Redeker notes that while uncertainty will remain a feature of Sterling markets, and he will be watching for any signs of movement from the EU side.
The basis of the 'buy on dips' strategy does appear to be largely technical in nature.
"We see a limited retracement as market positioning is around neutral so not as prone to large swings on headlines," says Redeker.
The strategist notes GBP/USD has remained within an upward sloping channel since the start of the year, suggesting strong support around 1.30.
"Any retracement back to 1.2850/1.2900 are buying opportunities," says the analyst. Meanwhile, the GBP/EUR exchange rate should see buying at 1.1364 / 1.13.
The British Pound pushed higher in mid-week trade in London as traders sought to recover levels lost in a bruising slump following the unexpected outcomes to a series of votes held in the UK parliament overnight.
Sterling markets cheered the potential for a cross-party compromise on securing a Brexit deal after Jeremy Corbyn, the Labour leader confirmed he is ready to meet the Prime Minister to discuss a "sensible Brexit solution that works for the whole country". May has extended an invitation to Corbyn to meet in Number 10 Downing Street following today's Prime Minister's Questions session in parliament, suggesting compromise might be found in the run up to Brexit day on March 29.
The Pound-to-Euro exchange rate is quoted at 1.1471 at the time of writing, having been as low as 1.1422 last night and the Pound-to-Dollar exchange rate quoted at 1.3111, having been as low as 1.3057.

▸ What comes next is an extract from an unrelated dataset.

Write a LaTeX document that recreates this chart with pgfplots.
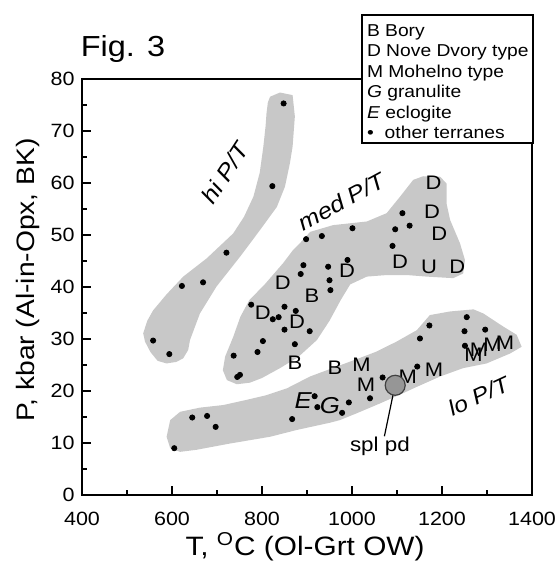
\documentclass[border=0pt]{standalone}
\usepackage{fontspec}
\setmainfont{Liberation Sans}[FakeStretch=1.12]
\usepackage{pgfplots}
\pgfplotsset{compat=1.18}
\definecolor{band}{RGB}{200,200,200}
\definecolor{spl}{RGB}{150,150,150}

\newcommand{\fs}[1]{\fontsize{#1}{#1}\selectfont}

\begin{document}
\begin{tikzpicture}
\useasboundingbox (-41pt,-36pt) rectangle (237pt,247.5pt);
\begin{axis}[
  scale only axis, width=225pt, height=208pt,
  xmin=400, xmax=1400, ymin=0, ymax=80,
  xtick={400,600,...,1400}, ytick={0,10,...,80},
  minor x tick num=1, minor y tick num=1,
  tick align=inside, xtick pos=bottom, ytick pos=left,
  major tick length=4.5pt, minor tick length=2.3pt,
  axis line style={line width=1pt},
  every tick/.append style={line width=0.9pt, black},
  tick label style={font=\fs{9.6}},
  /pgf/number format/assume math mode=true,
  /pgf/number format/1000 sep={},
  xticklabel style={anchor=base, yshift=-15.25pt, inner sep=0pt},
  yticklabel style={anchor=east, inner sep=0pt, xshift=-3.5pt},
  xlabel={T, \textsuperscript{O}C (Ol-Grt OW)},
  ylabel={P, kbar (Al-in-Opx, BK)},
  xlabel style={at={(axis description cs:0.4956,-0.1466)}, anchor=base, font=\fs{13.3}},
  ylabel style={at={(axis description cs:-0.12,0.517)}, anchor=center, font=\fs{12.6}},
  clip=false,
]
% grey fields
\addplot[fill=band, draw=none] coordinates {
  (818,76.6) (840,77.4) (868,76.9) (873,72.8) (868,67) (862,63.8) (851,59.3)
  (833,55.4) (796,51.0) (751,45.8) (699,40.1) (662,34.9) (640,29.8) (636,27.9)
  (625,26.3) (610,25.6) (588,25.3) (568,25.8) (552,27.5) (540,29.5) (536,31.1)
  (545,33.5) (558,35.5) (588,38.6) (625,42.0) (677,45.5) (736,50.3) (760,53.5)
  (781,57.4) (795,62) (803,67.0) (808,71) (810,73.4) (813,75.5)} -- cycle;
\addplot[fill=band, draw=none] coordinates {
  (884,48.4) (907,50.6) (958,51.9) (1033,52.6) (1077,54.2) (1107,57.4)
  (1136,60.6) (1158,61.3) (1196,61.2) (1210,59.9) (1210,56.1) (1218,52.9)
  (1240,48.4) (1251,45.2) (1247,42.6) (1225,41.7) (1166,42.0) (1122,42.3)
  (1077,42.3) (1033,42.0) (996,40.5) (975,37.5) (950,33.5) (922,29.8)
  (880,26.5) (840,24.4) (800,22.5) (773,21.6) (744,21.3) (722,22.1)
  (713,24.0) (718,26.6) (736,30.4) (752,34.3) (772,37.5) (806,40.5)
  (847,44.6) (868,47)} -- cycle;
\addplot[fill=band, draw=none] coordinates {
  (588,11.2) (596,14.4) (618,16.0) (662,16.8) (714,17.3) (766,18.3) (810,19.2)
  (855,20.5) (907,22.8) (966,24.7) (1025,26.6) (1055,27.6) (1099,29.5)
  (1144,31.7) (1173,34.6) (1218,35.3) (1270,35.7) (1292,34.9) (1336,32.4)
  (1366,30.8) (1377,28.5) (1351,27.2) (1299,25.3) (1247,24.4) (1196,22.8)
  (1144,20.8) (1114,19.6) (1062,17.6) (1010,15.7) (973,14.4) (951,13.9)
  (877,12.5) (818,11.2) (729,9.9) (655,8.7) (618,8.3) (596,9.0)} -- cycle;

% other terranes
\addplot[only marks, mark=*, mark size=1.3pt, black] coordinates {
  (848,75.3) (823,59.4) (721,46.6) (669,40.9) (622,40.2) (558,29.7) (594,27.1)
  (898,49.2) (933,49.8) (1001,51.3) (1112,54.2) (1096,51.1) (1128,51.8)
  (1090,47.9) (990,45.2) (947,43.9) (950,41.3) (952,39.4) (892,44.2) (886,42.5)
  (776,36.6) (850,36.2) (875,35.4) (824,33.8) (837,34.2) (850,31.8) (906,31.5)
  (802,29.6) (790,27.5) (873,29.0) (737,26.8) (751,23.1) (745,22.7)
  (645,14.9) (678,15.2) (697,13.1) (605,9.0) (867,14.6) (917,19.0) (923,16.9)
  (978,15.8) (993,17.8) (1040,18.6) (1068,22.6) (1145,24.7) (1151,30.1)
  (1172,32.6) (1255,34.2) (1250,31.5) (1296,31.8) (1251,28.7)};

% letter symbols
\pgfplotsset{letter/.style={only marks, mark=text, text mark as node=true,
  text mark={#1}, text mark style={font=\fs{9.8}, inner sep=0pt}, black}}
\addplot[letter=B] coordinates {(873,25.5) (911,38.4) (962,24.5)};
\addplot[letter=D] coordinates {(1181,60.1) (1178,54.5) (1194,50.2) (1107,44.8)
  (1234,43.8) (989,43.1) (846,40.8) (802,35.1) (878,33.3)};
\addplot[letter=U] coordinates {(1171,43.8)};
\addplot[letter=M] coordinates {(1021,25.1) (1031,21.2) (1124,22.8) (1182,24.0)
  (1270,26.9) (1282,27.9) (1312,28.8) (1340,29.2)};
\addplot[only marks, mark=text, text mark as node=true, text mark={\textit{E}},
  text mark style={font=\fs{11.5}, inner sep=0pt}, black] coordinates {(892,18.1)};
\addplot[only marks, mark=text, text mark as node=true, text mark={\textit{G}},
  text mark style={font=\fs{11.5}, inner sep=0pt}, black] coordinates {(951,17.1)};

% spl pd
\addplot[black, line width=0.6pt] coordinates {(1072,11.3) (1091,19.2)};
\addplot[only marks, mark=*, mark size=5pt,
  mark options={fill=spl, draw=black!75, line width=0.6pt}] coordinates {(1096,21.1)};
\node[font=\fs{10}] at (axis cs:1062,9.3) {spl pd};

\node[rotate=57, font=\fs{11.5}\itshape] at (axis cs:718,61.9) {hi P/T};
\node[rotate=28.5, font=\fs{11.3}\itshape] at (axis cs:977,56.4) {med P/T};
\node[rotate=25, font=\fs{11}\itshape] at (axis cs:1281,19.0) {lo P/T};
\end{axis}

% legend box
\draw[fill=white, line width=0.7pt] (140pt,176pt) rectangle (225.5pt,240pt);
\begin{scope}[every node/.style={anchor=base west, inner sep=0pt, font=\fs{8.6}}]
\node at (142.3pt,229.25pt) {B Bory};
\node at (142.3pt,219pt) {D Nove Dvory type};
\node at (142.3pt,208.75pt) {M Mohelno type};
\node at (142.3pt,198.5pt) {\textit{G} granulite};
\node at (142.3pt,188.25pt) {\textit{E} eclogite};
\node at (142.3pt,178pt) {•\hspace{5.5pt}other terranes};
\end{scope}

\node[anchor=base, font=\fs{14.5}] at (20.5pt,219.2pt) {Fig. 3};
\end{tikzpicture}
\end{document}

Furthermore, markets have guaged that nothing has materially changed over recent hours: in two weeks time May will return to parliament to present an amendable motion, and we can once again expect another motion to be presented that will look to delay Brexit thereby ensuring another opportunity to delay Brexit lies ahead.
Further aiding sentiment is the view that the Prime Minister emerges from last night's series of votes looking stronger, which tends to be a textbook positive for any currency in times of political instability, the kind the UK is currently witnessing.
The winner of the night's drama in parliament was Prime Minister Theresa May who saw off an attempt by parliamentarians to effectively take a 'no deal' Brexit out of play; an outcome that would have materially weakened her negotiating position. Instead, an amendment backed by the government that would strengthen her hand in future talks with the EU unexpectedly passed through the House of Commons.
An amendment put forward by Labour Party MP Yvette Cooper aimed at delaying the Brexit date and effectively making a 'no deal' Brexit less likely failed to pass through the House, while an amendment put forward by Conservative backbencher Sir Graham Brady saying the UK should seek alternative arrangements on the Irish backstop passed. It looks to us, judging by reactions by EU leaders in the wake of the votes that the EU was expecting the UK to ask for a Brexit extension with a view to softening their red lines.
However, the passing of the Brady amendment caught the EU and foreign exchange markets off guard as there was an assumption the government would be happy with a narrow defeat.
Reactions from currency analysts to the latest developments suggest attitudes towards the Pound will be more cautious going forward and the optimism seen over the past four weeks will be in short supply.